Nunatsiaq Online
NEWS: Nunavut June 27, 2017 - 7:57 am

Secrecy at Nunavut lender may continue despite calls for transparency

ED & T Minister Monica Ell-Kanayuk says NBCC "still considering" disclosing loan recipient names

STEVE DUCHARME
Monica Ell-Kanayuk, the Government of Nunavut's economic development and transportation minister, responding to questions in the Nunavut legislature from Iqaluit-Niaqunnguu MLA Pat Angnakak June 8, offered no guarantees that the high risk lender, Nunavut Business Credit Corporation, would disclose who it gives money to. (FILE PHOTO)
Monica Ell-Kanayuk, the Government of Nunavut's economic development and transportation minister, responding to questions in the Nunavut legislature from Iqaluit-Niaqunnguu MLA Pat Angnakak June 8, offered no guarantees that the high risk lender, Nunavut Business Credit Corporation, would disclose who it gives money to. (FILE PHOTO)

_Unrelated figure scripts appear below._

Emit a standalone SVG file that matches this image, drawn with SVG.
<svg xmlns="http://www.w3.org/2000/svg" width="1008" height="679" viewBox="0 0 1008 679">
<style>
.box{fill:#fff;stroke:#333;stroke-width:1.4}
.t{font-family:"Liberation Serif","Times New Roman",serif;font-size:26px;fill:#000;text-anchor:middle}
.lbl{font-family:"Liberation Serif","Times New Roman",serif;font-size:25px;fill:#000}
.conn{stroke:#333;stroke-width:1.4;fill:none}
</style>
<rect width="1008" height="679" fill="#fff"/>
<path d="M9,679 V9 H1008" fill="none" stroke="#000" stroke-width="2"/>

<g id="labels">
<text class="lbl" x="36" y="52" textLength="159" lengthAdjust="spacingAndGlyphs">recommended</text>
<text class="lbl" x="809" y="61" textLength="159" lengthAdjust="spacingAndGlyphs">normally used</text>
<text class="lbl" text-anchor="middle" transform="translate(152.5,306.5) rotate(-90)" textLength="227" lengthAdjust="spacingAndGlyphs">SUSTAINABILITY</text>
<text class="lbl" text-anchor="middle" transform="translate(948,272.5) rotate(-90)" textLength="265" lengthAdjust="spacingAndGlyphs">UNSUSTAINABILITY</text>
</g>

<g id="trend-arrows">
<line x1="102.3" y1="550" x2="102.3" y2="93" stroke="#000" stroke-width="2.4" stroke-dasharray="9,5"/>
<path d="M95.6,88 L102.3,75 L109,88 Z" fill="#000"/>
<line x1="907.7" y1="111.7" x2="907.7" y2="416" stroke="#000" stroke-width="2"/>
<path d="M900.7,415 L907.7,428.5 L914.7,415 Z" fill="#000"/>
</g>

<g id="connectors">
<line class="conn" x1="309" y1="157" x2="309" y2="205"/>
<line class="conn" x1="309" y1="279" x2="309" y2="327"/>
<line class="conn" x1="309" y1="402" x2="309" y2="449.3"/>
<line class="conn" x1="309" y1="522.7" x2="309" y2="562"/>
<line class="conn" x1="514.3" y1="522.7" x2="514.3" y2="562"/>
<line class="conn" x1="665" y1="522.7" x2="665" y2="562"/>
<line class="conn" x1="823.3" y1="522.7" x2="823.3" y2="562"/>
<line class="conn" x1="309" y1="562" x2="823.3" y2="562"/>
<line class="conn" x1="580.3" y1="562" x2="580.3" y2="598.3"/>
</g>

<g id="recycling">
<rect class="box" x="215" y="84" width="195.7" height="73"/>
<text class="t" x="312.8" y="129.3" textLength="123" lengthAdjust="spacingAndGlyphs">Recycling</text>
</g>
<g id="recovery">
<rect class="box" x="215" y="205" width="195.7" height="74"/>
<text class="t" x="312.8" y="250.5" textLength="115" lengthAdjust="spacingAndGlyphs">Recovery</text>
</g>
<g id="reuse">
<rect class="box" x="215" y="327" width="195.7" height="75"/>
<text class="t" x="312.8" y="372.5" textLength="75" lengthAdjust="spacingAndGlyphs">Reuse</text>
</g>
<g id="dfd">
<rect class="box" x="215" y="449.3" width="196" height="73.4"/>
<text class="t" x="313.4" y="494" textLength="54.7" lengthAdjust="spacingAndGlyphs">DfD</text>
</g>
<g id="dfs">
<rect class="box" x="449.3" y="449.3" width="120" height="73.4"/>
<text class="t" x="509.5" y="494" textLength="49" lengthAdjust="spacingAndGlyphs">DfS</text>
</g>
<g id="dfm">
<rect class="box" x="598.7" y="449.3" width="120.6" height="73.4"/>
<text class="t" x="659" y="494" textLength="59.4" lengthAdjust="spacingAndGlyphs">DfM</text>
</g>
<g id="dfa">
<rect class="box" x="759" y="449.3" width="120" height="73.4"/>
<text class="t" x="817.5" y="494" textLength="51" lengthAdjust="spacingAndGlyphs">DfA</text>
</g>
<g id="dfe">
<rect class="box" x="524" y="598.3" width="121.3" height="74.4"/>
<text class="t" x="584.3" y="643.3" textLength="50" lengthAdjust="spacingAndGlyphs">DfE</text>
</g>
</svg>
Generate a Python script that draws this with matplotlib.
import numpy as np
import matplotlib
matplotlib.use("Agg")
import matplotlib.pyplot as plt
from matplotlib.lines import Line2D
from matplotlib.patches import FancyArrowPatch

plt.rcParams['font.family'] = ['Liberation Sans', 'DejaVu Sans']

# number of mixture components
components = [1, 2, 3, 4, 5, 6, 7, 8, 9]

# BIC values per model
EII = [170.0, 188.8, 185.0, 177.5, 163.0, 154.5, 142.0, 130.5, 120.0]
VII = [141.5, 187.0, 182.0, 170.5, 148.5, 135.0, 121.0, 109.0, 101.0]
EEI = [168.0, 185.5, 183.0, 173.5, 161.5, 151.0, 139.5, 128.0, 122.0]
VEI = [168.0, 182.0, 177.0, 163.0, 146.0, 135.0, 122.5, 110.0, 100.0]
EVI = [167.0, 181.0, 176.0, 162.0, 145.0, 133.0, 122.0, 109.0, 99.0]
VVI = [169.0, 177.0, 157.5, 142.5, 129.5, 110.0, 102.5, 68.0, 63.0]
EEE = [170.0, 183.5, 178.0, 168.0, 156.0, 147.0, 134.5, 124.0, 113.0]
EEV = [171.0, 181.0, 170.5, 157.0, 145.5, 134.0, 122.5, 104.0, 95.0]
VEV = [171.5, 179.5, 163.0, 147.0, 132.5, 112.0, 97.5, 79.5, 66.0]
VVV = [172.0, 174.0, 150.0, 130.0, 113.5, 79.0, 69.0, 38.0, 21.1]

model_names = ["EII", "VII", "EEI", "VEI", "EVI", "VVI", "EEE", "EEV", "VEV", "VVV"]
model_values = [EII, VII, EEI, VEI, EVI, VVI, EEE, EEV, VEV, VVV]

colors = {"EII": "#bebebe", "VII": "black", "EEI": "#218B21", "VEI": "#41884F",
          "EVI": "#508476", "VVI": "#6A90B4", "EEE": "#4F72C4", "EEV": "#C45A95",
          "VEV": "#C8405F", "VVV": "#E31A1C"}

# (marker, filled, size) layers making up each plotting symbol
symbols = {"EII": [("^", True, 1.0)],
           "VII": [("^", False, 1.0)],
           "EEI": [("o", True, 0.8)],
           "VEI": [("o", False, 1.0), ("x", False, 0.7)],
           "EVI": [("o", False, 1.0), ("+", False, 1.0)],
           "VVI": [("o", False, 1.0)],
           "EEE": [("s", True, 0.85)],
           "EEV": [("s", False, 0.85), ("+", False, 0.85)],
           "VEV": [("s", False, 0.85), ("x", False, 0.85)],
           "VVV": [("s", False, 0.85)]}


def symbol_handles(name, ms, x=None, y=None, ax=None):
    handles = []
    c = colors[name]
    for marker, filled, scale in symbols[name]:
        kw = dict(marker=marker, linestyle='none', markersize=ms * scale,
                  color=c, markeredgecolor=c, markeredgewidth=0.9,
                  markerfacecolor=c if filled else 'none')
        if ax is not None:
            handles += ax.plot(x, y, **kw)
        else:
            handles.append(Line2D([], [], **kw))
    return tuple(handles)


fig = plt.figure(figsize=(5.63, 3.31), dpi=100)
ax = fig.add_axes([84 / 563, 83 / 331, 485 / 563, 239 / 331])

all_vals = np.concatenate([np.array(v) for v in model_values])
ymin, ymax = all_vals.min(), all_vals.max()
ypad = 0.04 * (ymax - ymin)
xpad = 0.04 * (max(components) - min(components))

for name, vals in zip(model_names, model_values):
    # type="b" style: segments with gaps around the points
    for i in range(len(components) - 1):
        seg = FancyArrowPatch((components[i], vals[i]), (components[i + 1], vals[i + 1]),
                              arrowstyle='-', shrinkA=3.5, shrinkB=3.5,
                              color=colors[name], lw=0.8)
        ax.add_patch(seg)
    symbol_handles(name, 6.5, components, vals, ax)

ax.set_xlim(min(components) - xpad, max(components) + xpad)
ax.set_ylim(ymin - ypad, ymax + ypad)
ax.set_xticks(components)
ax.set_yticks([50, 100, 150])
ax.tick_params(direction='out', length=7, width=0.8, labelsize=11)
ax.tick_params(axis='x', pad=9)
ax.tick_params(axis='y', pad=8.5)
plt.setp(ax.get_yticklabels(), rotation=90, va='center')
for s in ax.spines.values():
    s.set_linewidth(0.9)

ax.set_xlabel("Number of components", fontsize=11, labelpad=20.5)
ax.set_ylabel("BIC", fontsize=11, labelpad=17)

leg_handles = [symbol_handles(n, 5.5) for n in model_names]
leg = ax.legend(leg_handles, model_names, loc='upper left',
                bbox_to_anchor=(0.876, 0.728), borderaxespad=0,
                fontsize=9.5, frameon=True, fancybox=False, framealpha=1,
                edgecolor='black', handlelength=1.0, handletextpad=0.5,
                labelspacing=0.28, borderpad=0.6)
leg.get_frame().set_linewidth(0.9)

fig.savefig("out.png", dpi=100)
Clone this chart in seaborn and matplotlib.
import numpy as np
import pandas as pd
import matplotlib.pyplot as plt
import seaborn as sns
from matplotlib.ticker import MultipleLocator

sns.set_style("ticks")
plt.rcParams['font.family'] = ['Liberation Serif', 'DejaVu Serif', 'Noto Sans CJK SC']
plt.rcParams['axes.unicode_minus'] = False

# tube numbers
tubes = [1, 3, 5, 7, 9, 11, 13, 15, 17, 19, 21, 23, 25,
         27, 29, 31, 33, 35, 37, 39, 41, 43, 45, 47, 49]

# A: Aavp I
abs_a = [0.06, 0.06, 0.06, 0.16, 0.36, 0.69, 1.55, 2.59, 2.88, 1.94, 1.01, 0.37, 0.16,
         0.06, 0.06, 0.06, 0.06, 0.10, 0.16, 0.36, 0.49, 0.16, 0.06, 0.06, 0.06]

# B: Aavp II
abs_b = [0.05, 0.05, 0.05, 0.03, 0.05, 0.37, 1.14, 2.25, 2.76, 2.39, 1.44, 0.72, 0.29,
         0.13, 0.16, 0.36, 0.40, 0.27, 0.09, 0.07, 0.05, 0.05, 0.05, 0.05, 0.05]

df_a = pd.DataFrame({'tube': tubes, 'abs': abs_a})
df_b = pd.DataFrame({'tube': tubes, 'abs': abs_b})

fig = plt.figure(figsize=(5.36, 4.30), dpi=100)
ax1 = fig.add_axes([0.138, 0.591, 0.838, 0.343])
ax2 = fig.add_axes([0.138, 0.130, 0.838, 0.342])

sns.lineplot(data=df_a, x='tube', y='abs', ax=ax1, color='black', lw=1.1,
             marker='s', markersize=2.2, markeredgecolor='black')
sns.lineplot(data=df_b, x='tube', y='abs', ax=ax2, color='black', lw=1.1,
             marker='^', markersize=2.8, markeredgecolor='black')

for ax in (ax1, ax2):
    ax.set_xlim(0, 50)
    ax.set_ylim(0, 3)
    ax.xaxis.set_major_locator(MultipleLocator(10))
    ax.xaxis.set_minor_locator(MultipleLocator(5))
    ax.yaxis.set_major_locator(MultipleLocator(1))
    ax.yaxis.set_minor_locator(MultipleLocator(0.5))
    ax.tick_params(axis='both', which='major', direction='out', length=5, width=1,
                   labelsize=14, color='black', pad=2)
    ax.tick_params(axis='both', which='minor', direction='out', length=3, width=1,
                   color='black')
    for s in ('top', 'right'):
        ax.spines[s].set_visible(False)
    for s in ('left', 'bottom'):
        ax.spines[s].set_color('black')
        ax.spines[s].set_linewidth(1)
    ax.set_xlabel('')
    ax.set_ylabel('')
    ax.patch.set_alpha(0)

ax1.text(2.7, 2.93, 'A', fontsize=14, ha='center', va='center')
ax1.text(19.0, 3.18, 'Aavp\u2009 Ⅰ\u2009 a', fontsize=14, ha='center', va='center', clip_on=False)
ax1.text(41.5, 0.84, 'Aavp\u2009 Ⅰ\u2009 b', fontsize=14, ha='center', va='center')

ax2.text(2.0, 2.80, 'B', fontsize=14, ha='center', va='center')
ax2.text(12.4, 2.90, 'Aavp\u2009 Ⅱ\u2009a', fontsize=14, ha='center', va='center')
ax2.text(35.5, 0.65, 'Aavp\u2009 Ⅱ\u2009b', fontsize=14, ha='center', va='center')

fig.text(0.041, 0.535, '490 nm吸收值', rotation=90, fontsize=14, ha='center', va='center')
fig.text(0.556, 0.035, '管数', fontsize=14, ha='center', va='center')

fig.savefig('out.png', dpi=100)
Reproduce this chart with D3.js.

The minister responsible for the Nunavut Business Credit Corp. says future reports will be “structured differently” but would not outright confirm if the arms-length public lender would publish the identities of its debtors.

Economic Dvelopment and Transportation Minister, Monica Ell-Kanayuk, said board members for the lending agency were still reviewing her letter of expectation to the NBCC for the current fiscal year, as she responded to a series of questions from Iqaluit-Niaqunnguu MLA, Pat Angnakak, at Nunavut’s legislature, June 8.

“We have urged them to work on something like this,” Ell-Kanayuk said, referring to calls from both Nunavut MLAs and the territory’s privacy commissioner to publicize the names of individuals or companies who benefit from the agency’s roughly $21 million portfolio.

But the NBCC’s board of directors is “still considering it” after meeting in Iqaluit shortly before the legislature’s summer sitting, Ell-Kanayuk said.

“Moving forward, we can expect that their annual reports will be structured differently,” she said.

Ell-Kanayuk added that her letter of expectation also requested a “comprehensive report of all the procurement contracting and leasing activities undertaken by the NBCC,” but she was not clear if that report would be published in the agency’s publically available annual report or provided internally to EDT.

Ell-Kanayuk also confirmed to Angnakak that her department would not pursue an amendment raising the maximum lending amount for an individual NBCC client to $2 million, up from $1 million.

For the last two years, the NBCC has requested that its current lending amount, controlled within the agency’s accompanying legislation mandate, be increased by the government.

“With the current staff complement, it is just not possible to do all of our wish list,” Ell-Kanayuk said, adding that the amendment is “not slated for this government.”

The NBCC has come under increasing scrutiny from Nunavut MLAs who argue that the lack of transparency within the corporation prevents effective oversight by the Government of Nunavut.

In 2012, the agency lent almost $1 million to David Wiseman, a taxi company operator in Rankin Inlet, to purchase equipment and pay for renovations at his taxi hanger.

But that deal went bust when Wiseman stopped making payments on the loan about a year into the agreement. Wiseman has since declared bankruptcy.
Around the same time he stopped making payments to the NBCC, Wiseman’s taxi hanger caught fire.

Wiseman now faces two criminal charges alleging he fraudulently falsified insurance claims for fire damages amounting to more than $56,000. Those allegations have not yet been proven in court.